Thursday, February 7, 2019

A4.4.10 meta: o pokroku

Slowly crawling along at a snail's pace here.

Turns out Sketch Engine has an API. I will try to get my husband to write me a program that can find the frequency of words in the cs SkELL corpus so I don't have to do that manually for 150+ words each week, 'cuz that's annoying and a time waster for me. 

I've been trying to figure out a way to incorporate daily reading or even presentational speaking into this system of mine. Before it was encapsulated in the part of my plan called "exposure." I think the solution is to add one more step - which I am really loathe to do.

It's just the last time I updated my plan, it did not include a step explicitly for language exposure. It had a long list of other kinds of tasks, many of which were artifact-gathering. And they're necessary. And I really should include them in my plan. 

But it's like this: for the plan to work, I need to have already exposed myself to language in some way previously. I'm working with a list of frequent words that I have already run across. So there's some disconnect between each "unit" - you know? It is...kinda weird. 

So either I add another step or consolidate a step. I guess I am going to choose to consolidate "decide" and "exposure." That way, I don't have to offset all the other numbers again. Plus, the decision to do something and the act of doing it comes almost simultaneously anyway!

I noticed also that QUITE OFTEN as I discover and study the words from the reading, I read more fluently. Duh. So I will want to re-record myself after I learn the words. But I don't really learn them until I put them through the pipeline. Haha, silly to call it a pipeline. That is a word stolen from Danny's work.

But I think for exposure, I really should try to record myself speaking every day, as well as take notes on my speaking, etc. I think that the "mluvení" section should not be offset, though. It should be notes on the actual week that I am studying. Otherwise, I will forget what is going on.

Překlad is subsumed in this category, by the way.

Basically it includes at a minimum these things: watch a movie, read (part of) a book, work on a translation, write an email, read an email, text, talk with people, etc.

I wish I had a better method of keeping notes during speaking appointments. In other news, I have now had some regular correspondence with several new collaborators, some of which who are even the holy grail (for me) of collaborators: computer-literate, interesting, fun Czech women.

Honestly, the computer-literate aspect is probably why I keep on ending up with computer scientist Czech men for collaborators. There's a potential creepiness factor in there, which I have to do my best to look past, or quickly run from when things get weird. Fortunately, that has not actually happened to me yet. Also, some of my very best friendships have blossomed from this weird, uh, for lack of a better term, situation. Unlikely friendships. Really valuable to me personally. 

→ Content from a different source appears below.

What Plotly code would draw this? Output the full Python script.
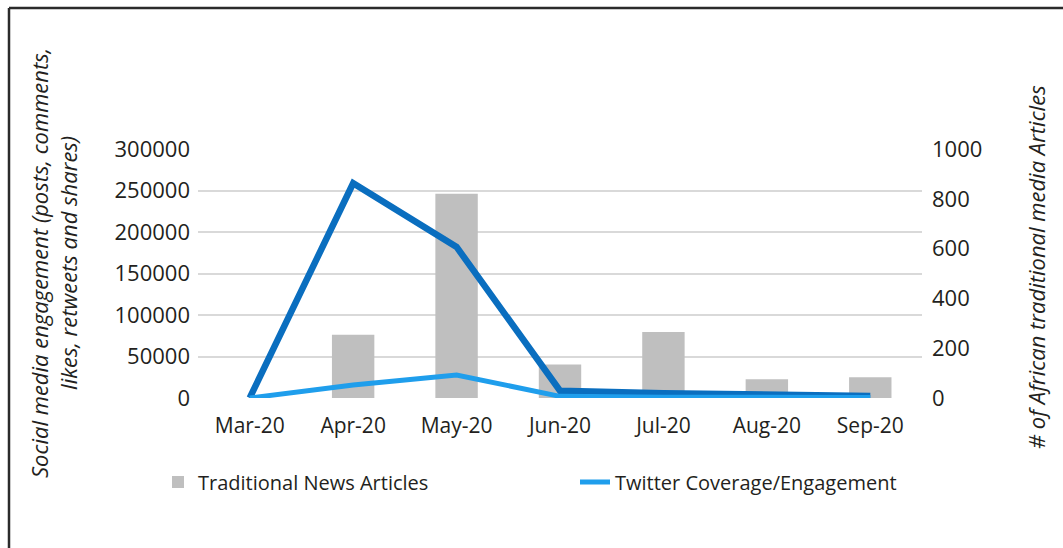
import plotly.graph_objects as go

months = ["Mar-20", "Apr-20", "May-20", "Jun-20", "Jul-20", "Aug-20", "Sep-20"]
news_articles = [0, 254, 820, 135, 265, 75, 83]
social_engagement = [0, 258700, 182000, 8800, 5700, 3600, 2400]
twitter_engagement = [0, 15700, 27700, 2000, 1000, 600, 500]

left_ticks = [0, 50000, 100000, 150000, 200000, 250000, 300000]
right_ticks = [0, 200, 400, 600, 800, 1000]

FONT = "Open Sans"
TXT = "#231F20"

fig = go.Figure()
fig.add_trace(go.Bar(
    x=months, y=news_articles, name="Traditional News Articles",
    marker=dict(color="#BFBFBF", line=dict(width=0)), width=0.41,
    yaxis="y", showlegend=True,
))
fig.add_trace(go.Scatter(
    x=months, y=social_engagement, name="Social Media Engagement",
    mode="lines", line=dict(color="#0A6EBF", width=6.5),
    yaxis="y2", showlegend=False,
))
fig.add_trace(go.Scatter(
    x=months, y=twitter_engagement, name="Twitter Coverage/Engagement",
    mode="lines", line=dict(color="#1F9EEC", width=5),
    yaxis="y2", showlegend=True,
))

W, H = 1063, 548
L, R, T, B = 198, 141, 149, 150
pw, ph = W - L - R, H - T - B

def px(x):
    return (x - L) / pw

def py(y):
    return (H - B - y) / ph

fig.update_layout(
    width=W, height=H,
    margin=dict(l=L, r=R, t=T, b=B, pad=0),
    paper_bgcolor="white", plot_bgcolor="white",
    font=dict(family=FONT, size=20, color=TXT),
    xaxis=dict(
        type="category", categoryorder="array", categoryarray=months,
        showgrid=False, showline=False, zeroline=False, ticks="",
        tickfont=dict(size=21, family=FONT, color=TXT),
        ticklabelstandoff=13,
    ),
    yaxis=dict(
        side="right", range=[0, 1000], tickvals=right_ticks,
        showgrid=False, zeroline=False, showline=False, ticks="",
        tickfont=dict(size=22, family=FONT, color=TXT),
        ticklabelstandoff=9,
    ),
    yaxis2=dict(
        overlaying="y", side="left", range=[0, 300000], tickvals=left_ticks,
        tickformat="d",
        showgrid=True, gridcolor="#D9D9D9", gridwidth=1.5,
        zeroline=False, showline=False, ticks="",
        tickfont=dict(size=22, family=FONT, color=TXT),
        ticklabelstandoff=7,
    ),
    legend=dict(
        orientation="h", x=px(158), xanchor="left", y=py(482), yanchor="middle",
        font=dict(size=20, family=FONT, color=TXT),
        entrywidth=372, entrywidthmode="pixels", itemwidth=30,
        bgcolor="rgba(0,0,0,0)", traceorder="normal",
    ),
    annotations=[
        dict(text="<i>Social media engagement (posts, comments,<br>likes, retweets and shares)</i>",
             xref="paper", yref="paper", x=px(53), y=py(263), textangle=-90,
             showarrow=False, font=dict(size=22, family=FONT, color=TXT),
             xanchor="center", yanchor="middle", align="center"),
        dict(text="<i># of African traditional media Articles</i>",
             xref="paper", yref="paper", x=px(1036), y=py(267), textangle=-90,
             showarrow=False, font=dict(size=22, family=FONT, color=TXT),
             xanchor="center", yanchor="middle"),
    ],
    shapes=[
        dict(type="line", xref="paper", yref="paper", x0=px(9), x1=px(1070),
             y0=py(8), y1=py(8), line=dict(color="#2B2B2B", width=2.5)),
        dict(type="line", xref="paper", yref="paper", x0=px(9), x1=px(9),
             y0=py(8), y1=py(560), line=dict(color="#2B2B2B", width=2.5)),
    ],
)

fig.write_html("out.html")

I wonder if there is a point at which a collaborator's ease with English is actually more of a liability in my Czech learning than an asset? Like, it's really great to have Czech collaborators who can explain to me things in English. But I am not on this journey to learn about Czech. I want to learn Czech itself. So I will have to push myself harder to communicate more often in Czech. It's just so difficult when it's easier to speak English with certain people. I will just have to try harder to be more diligent? I bet there are scholarly articles written about this particular learning hurdle for second language learners. I should try to learn more about it. Hmm.

I was going to make a graph of my collaborators with "proficiency in English" as one axis and "helpfulness to me" on the other, because I thought it would be really interesting. I would then see if there are clusters, like, "computer nerds" or "stay home moms with kids" or "high school students studying for their maturita" or "older social women" - but my husband told me vehemently that this would be a totally inappropriate thing to do. "Most people don't measure their friends in terms of how 'useful' they are to you. If you make this graph, you absolutely cannot share it with anyone, ever, except me." I kind of whined about it because I thought it would be great and potentially even revealing and helpful to determine what kinds of collaborators to seek out. But in the end I decided to trust him on this, since he's probably more social adept than I am, even if I enjoy being social more than he does.